> [DATA EXCERPT]:
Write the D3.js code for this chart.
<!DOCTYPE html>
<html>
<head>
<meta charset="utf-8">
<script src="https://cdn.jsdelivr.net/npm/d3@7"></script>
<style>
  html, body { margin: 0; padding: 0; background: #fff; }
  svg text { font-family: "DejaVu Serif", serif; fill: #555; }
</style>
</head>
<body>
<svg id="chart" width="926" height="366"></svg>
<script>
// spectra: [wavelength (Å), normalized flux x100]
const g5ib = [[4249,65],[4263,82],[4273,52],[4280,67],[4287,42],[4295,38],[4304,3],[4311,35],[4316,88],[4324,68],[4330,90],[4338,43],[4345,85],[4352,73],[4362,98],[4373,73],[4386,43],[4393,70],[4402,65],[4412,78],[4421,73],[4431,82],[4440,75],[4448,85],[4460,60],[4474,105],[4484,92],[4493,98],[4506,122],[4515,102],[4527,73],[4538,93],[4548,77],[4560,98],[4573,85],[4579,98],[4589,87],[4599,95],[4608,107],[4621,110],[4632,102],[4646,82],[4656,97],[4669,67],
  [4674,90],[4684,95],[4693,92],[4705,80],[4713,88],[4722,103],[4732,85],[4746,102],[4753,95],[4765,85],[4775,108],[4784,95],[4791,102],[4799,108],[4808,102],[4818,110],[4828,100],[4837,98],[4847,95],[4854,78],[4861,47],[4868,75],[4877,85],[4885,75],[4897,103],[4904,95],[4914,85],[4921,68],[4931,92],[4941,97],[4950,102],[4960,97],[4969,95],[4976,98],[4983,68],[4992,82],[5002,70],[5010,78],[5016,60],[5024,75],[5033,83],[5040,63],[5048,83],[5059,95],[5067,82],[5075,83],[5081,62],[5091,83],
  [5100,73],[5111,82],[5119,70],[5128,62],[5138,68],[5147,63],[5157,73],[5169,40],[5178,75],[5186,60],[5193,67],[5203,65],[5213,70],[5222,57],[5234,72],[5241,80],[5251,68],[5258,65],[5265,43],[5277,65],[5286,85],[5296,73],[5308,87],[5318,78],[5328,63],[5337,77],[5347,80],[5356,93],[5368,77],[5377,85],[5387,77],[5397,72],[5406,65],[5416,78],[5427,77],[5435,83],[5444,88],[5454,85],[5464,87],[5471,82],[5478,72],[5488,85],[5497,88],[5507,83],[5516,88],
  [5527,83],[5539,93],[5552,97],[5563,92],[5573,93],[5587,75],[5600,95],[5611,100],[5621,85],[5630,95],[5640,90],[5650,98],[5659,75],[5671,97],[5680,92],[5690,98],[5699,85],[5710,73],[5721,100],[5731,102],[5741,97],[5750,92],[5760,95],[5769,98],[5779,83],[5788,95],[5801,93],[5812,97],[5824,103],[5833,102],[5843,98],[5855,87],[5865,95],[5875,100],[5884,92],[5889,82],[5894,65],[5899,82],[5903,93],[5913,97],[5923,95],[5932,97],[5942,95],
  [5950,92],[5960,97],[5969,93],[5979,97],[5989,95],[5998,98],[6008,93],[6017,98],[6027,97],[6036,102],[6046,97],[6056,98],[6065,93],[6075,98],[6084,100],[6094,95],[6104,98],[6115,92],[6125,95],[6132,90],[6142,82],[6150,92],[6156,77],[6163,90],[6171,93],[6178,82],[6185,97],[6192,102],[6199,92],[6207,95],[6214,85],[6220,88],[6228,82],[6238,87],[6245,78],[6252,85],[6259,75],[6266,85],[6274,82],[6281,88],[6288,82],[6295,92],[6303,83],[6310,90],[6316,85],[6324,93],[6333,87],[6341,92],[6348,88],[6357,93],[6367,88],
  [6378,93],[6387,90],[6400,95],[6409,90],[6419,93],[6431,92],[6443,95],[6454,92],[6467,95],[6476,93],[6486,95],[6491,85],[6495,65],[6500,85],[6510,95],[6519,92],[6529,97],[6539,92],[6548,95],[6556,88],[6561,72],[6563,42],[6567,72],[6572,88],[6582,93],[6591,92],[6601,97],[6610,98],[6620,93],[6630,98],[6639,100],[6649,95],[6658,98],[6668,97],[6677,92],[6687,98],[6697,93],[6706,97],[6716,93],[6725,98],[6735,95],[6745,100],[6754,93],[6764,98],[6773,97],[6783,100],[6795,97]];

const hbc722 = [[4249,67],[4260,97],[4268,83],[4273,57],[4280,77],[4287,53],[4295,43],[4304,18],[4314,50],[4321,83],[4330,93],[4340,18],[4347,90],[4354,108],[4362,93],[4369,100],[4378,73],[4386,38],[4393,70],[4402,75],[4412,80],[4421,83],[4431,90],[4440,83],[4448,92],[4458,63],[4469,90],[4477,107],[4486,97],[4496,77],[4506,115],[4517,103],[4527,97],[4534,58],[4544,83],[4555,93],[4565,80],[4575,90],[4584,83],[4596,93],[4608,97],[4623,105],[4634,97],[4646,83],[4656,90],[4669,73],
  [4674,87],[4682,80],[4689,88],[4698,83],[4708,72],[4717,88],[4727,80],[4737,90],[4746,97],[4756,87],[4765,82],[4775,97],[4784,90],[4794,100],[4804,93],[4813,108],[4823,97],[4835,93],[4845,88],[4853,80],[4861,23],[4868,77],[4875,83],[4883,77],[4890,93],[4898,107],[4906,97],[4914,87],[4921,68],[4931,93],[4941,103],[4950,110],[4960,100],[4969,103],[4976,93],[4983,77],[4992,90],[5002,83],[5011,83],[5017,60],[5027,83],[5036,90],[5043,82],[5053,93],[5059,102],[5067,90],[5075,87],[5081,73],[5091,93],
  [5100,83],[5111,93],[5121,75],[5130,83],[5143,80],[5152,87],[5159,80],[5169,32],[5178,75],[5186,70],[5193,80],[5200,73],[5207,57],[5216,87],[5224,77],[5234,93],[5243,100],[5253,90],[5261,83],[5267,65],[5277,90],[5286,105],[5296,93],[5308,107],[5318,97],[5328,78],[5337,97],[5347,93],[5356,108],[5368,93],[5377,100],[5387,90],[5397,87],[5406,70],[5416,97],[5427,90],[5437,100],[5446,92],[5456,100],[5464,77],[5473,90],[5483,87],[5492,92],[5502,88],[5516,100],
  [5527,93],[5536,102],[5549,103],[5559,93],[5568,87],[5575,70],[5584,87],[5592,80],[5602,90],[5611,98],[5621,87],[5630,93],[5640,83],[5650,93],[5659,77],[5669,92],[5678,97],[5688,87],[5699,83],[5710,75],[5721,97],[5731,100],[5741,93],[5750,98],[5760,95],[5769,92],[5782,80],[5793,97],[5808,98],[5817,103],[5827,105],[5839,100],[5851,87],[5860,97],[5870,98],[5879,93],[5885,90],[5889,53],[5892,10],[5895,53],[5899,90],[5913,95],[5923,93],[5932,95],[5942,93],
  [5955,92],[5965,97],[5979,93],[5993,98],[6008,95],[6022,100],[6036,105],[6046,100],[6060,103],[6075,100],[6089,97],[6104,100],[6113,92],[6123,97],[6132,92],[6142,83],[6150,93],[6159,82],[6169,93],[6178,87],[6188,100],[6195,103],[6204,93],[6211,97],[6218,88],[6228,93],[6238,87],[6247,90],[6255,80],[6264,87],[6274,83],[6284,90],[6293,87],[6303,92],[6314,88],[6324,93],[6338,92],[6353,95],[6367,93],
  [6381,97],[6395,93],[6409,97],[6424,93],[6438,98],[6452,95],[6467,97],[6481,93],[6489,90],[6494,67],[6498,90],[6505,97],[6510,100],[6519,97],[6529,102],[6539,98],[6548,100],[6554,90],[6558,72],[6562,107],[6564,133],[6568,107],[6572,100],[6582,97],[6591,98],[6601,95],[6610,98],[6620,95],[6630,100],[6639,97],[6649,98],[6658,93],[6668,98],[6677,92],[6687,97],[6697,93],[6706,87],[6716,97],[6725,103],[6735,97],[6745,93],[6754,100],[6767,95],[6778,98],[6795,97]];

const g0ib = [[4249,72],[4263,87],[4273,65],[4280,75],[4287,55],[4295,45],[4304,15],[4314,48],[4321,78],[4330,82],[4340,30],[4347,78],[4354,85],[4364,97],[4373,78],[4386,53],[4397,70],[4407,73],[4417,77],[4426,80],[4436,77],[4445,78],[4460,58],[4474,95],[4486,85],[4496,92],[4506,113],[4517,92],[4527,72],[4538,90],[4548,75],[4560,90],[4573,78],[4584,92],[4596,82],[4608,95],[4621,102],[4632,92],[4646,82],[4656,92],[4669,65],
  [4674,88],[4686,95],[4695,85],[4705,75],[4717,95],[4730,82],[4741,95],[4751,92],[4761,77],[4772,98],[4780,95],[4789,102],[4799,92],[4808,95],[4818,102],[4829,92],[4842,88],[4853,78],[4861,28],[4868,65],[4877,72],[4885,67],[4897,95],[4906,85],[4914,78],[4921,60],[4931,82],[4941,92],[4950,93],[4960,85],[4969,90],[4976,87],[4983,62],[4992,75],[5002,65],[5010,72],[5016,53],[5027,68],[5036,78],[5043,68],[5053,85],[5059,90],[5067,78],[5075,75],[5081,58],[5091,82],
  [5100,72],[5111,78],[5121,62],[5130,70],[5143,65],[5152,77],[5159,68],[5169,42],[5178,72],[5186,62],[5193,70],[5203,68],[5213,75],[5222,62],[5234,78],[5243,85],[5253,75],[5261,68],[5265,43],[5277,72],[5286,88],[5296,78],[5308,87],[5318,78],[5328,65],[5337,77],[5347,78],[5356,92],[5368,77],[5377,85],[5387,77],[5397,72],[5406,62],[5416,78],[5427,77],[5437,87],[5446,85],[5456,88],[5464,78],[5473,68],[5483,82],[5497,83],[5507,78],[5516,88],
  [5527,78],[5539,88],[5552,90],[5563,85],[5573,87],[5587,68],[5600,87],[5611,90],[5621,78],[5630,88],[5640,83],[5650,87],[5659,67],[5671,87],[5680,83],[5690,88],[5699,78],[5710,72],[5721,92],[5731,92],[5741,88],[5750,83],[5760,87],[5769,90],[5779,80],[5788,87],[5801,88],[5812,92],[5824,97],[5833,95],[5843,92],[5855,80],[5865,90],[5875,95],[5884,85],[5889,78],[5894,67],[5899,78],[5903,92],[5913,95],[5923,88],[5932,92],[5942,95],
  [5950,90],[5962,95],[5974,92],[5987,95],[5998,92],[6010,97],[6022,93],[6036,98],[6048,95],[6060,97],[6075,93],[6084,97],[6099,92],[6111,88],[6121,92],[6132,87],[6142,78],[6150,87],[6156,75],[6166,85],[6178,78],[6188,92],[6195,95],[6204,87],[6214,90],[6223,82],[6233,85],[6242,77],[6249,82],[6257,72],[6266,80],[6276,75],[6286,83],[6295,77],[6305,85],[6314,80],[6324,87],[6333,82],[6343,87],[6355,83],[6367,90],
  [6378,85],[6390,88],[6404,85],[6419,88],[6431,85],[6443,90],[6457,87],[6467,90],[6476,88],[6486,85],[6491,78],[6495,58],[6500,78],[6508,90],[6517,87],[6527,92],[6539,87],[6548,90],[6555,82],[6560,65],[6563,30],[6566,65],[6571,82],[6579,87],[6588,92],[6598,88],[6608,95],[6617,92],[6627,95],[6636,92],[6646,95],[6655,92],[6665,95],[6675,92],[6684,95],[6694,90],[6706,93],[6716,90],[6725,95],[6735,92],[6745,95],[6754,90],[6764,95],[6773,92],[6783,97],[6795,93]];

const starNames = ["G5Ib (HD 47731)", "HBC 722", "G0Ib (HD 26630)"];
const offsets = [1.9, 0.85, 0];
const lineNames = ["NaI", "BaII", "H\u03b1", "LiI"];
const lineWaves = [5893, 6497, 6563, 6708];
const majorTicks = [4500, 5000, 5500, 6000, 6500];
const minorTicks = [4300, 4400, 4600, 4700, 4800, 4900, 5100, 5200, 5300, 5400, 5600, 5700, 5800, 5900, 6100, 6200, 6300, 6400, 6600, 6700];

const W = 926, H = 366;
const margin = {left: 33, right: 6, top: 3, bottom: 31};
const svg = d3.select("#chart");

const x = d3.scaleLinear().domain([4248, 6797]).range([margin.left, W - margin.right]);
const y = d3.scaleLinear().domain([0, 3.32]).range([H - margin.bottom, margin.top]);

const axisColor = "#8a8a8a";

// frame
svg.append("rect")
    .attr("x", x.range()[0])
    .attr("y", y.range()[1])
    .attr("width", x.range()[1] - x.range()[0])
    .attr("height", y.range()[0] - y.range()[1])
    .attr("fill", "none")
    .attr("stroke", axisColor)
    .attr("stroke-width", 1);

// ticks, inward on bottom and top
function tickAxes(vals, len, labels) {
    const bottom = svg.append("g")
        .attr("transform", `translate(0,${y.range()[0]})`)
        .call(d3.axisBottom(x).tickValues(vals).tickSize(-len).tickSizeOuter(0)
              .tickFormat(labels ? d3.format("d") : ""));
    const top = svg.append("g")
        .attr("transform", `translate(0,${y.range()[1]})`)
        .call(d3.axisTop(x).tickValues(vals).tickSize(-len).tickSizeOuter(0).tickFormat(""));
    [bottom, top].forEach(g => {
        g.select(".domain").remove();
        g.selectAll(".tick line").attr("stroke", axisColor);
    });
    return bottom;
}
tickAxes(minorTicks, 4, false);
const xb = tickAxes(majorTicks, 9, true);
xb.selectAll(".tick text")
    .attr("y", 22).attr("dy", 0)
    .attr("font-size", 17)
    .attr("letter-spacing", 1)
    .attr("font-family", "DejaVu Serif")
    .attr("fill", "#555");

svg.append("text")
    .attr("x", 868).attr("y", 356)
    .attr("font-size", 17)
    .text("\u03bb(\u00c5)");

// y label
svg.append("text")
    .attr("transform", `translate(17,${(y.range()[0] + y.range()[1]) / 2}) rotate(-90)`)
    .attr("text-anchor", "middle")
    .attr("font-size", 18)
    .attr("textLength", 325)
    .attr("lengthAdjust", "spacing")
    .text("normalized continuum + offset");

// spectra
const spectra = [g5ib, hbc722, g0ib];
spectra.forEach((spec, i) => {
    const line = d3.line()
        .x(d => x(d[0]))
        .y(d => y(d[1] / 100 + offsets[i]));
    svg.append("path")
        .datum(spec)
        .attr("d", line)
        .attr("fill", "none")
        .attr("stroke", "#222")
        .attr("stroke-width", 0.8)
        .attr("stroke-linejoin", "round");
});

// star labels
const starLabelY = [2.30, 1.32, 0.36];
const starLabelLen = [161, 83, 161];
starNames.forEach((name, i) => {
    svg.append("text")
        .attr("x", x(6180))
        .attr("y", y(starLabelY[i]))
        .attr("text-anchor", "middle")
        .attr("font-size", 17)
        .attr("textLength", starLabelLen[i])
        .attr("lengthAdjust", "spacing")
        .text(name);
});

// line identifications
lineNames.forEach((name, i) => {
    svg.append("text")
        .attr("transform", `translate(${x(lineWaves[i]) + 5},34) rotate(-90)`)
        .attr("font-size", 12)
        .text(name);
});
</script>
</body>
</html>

> [OBJECTIVE]: All lines holding the word "chart" should be picked out and copied.

> [COMPLETED TASK]:
Write the D3.js code for this chart.
<svg id="chart" width="926" height="366"></svg>
const svg = d3.select("#chart");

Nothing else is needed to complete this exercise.